Мужики и не отвечают. Малороссы укоризненно качают головами и молчат. Сангвиники-великороссы азартно чешутся и, кто чмокает, кто плюет, кто энергично восклицает: эх ма! Мордвины вытягивают вперед шеи и усиленно моргают своими умными светло-голубыми глазами. Черные чуваши в белом полотне глупы, как и всегда. Туляк из заводских рабочих, самый плохой из хозяев, вор и пьяница, пробует сказать что-то образованное насчет того, что «правительствующая власть обязана оказывать пенсион», — но малороссы, великороссы, мордва и даже чуваши взглядывают на туляка так, что он (мгновенно) умолкает и старается попасть в обший тон молчаливаго сокрушения, что к нему совсем не идет.

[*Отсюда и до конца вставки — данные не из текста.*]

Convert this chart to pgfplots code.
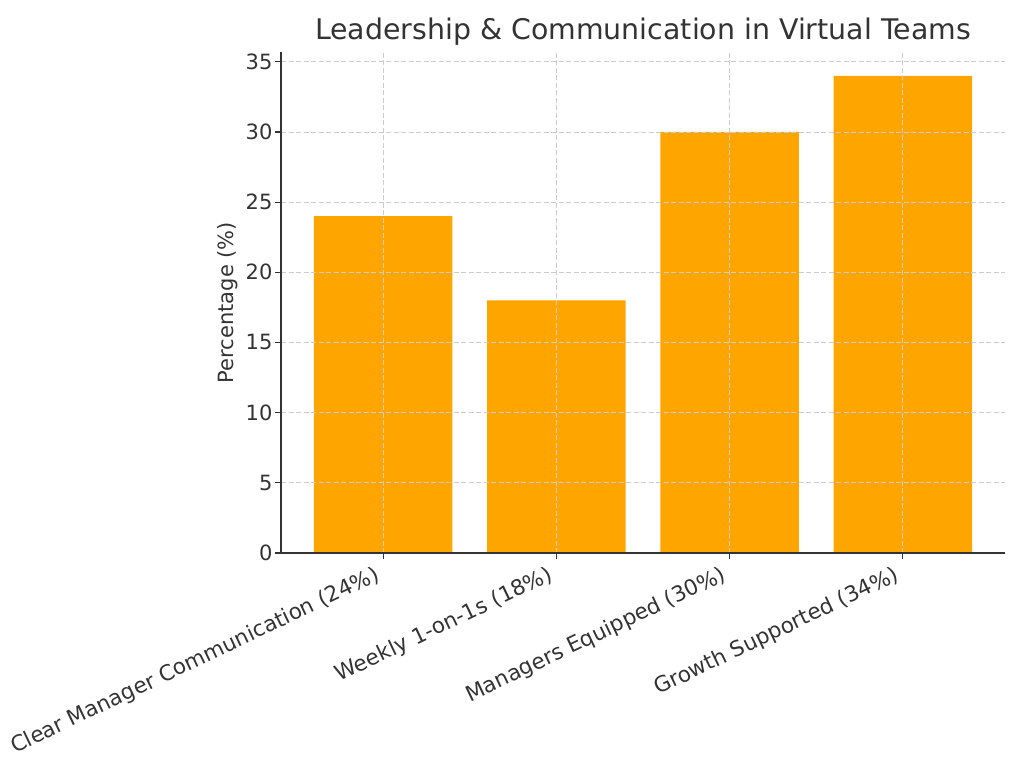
\documentclass[border=0pt]{standalone}
\usepackage{pgfplots}
\pgfplotsset{compat=1.18}
\usepackage{fontspec}
\setmainfont{DejaVu Sans}

\definecolor{barorange}{HTML}{FFA500}
\definecolor{textgray}{HTML}{333333}
\definecolor{gridgray}{HTML}{CCCCCC}
\definecolor{spine}{HTML}{333333}

\begin{document}
\begin{tikzpicture}[x=1pt,y=1pt]
% page frame
\path (0,0) rectangle (1024,768);
\begin{axis}[
  at={(281pt,215pt)}, anchor=south west,
  scale only axis,
  width=724pt, height=501pt,
  ybar, bar width=0.8,
  xmin=-0.59, xmax=3.59,
  ymin=0, ymax=35.7,
  xtick={0,1,2,3},
  xticklabels={Clear Manager Communication (24\%), Weekly 1-on-1s (18\%), Managers Equipped (30\%), Growth Supported (34\%)},
  ytick={0,5,10,15,20,25,30,35},
  axis x line*=bottom, axis y line*=left,
  axis line style={spine, line width=1.4pt, -},
  tick align=outside,
  major tick length=6pt,
  tick style={spine, line width=1.1pt},
  grid=major,
  major grid style={gridgray, line width=0.9pt, dash pattern=on 5pt off 2.5pt},
  axis on top,
  /pgf/number format/assume math mode=true,
  tick label style={font=\fontsize{21}{25}\selectfont, text=textgray},
  xticklabel style={font=\fontsize{21.5}{25}\selectfont, rotate=25.5, anchor=north east, inner sep=2pt, yshift=1pt, xshift=-9pt},
  yticklabel style={xshift=1pt},
  ylabel={Percentage (\%)},
  ylabel style={font=\fontsize{21}{25}\selectfont, text=textgray,
    at={(axis description cs:-0.055,0.5)}, anchor=south},
  title={Leadership \& Communication in Virtual Teams},
  title style={font=\fontsize{28.4}{32}\selectfont, text=textgray,
    at={(axis description cs:0.5,1)}, anchor=base, yshift=6pt},
]
\addplot[fill=barorange, draw=none] coordinates {(0,24) (1,18) (2,30) (3,34)};
\end{axis}
\end{tikzpicture}
\end{document}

Кормить их? Конечно, кормить. Военнопленных турок — и то кормили. Но... но не пора ли нам меньше походить на турок?
Голод
В первой половине июля 91 года голод уже начался. Уже в Орске было неладно. Народа двигалось по улицам мало, а, кто и ходил, так вяло, как-будто бесцельно. По утрам, с пяти до восьми, проходили озабоченно и быстро, от окошка к окошку ряды просящих хлеба, Христа-ради или «прохожему». Первые — местные голодные, вторые — переселенцы. Но в Орске еще бодрились: за сто верст на север, говорили, есть и хлеба, и кормы, и работа.
Когда я миновал Елизаветинскую, далее которой предполагался урожай, стало ясно, что и тут не лучше. Травы как-будто зеленее, но хлеба жиденькие, редкие, слабые. Казаки новой линии кряхтели, но как-будто не по настоящему: здесь казаки богатые, есть запасы, а на корм накосят сухого ковыля, который коса не берет, но зато «бреет» сенокосилка.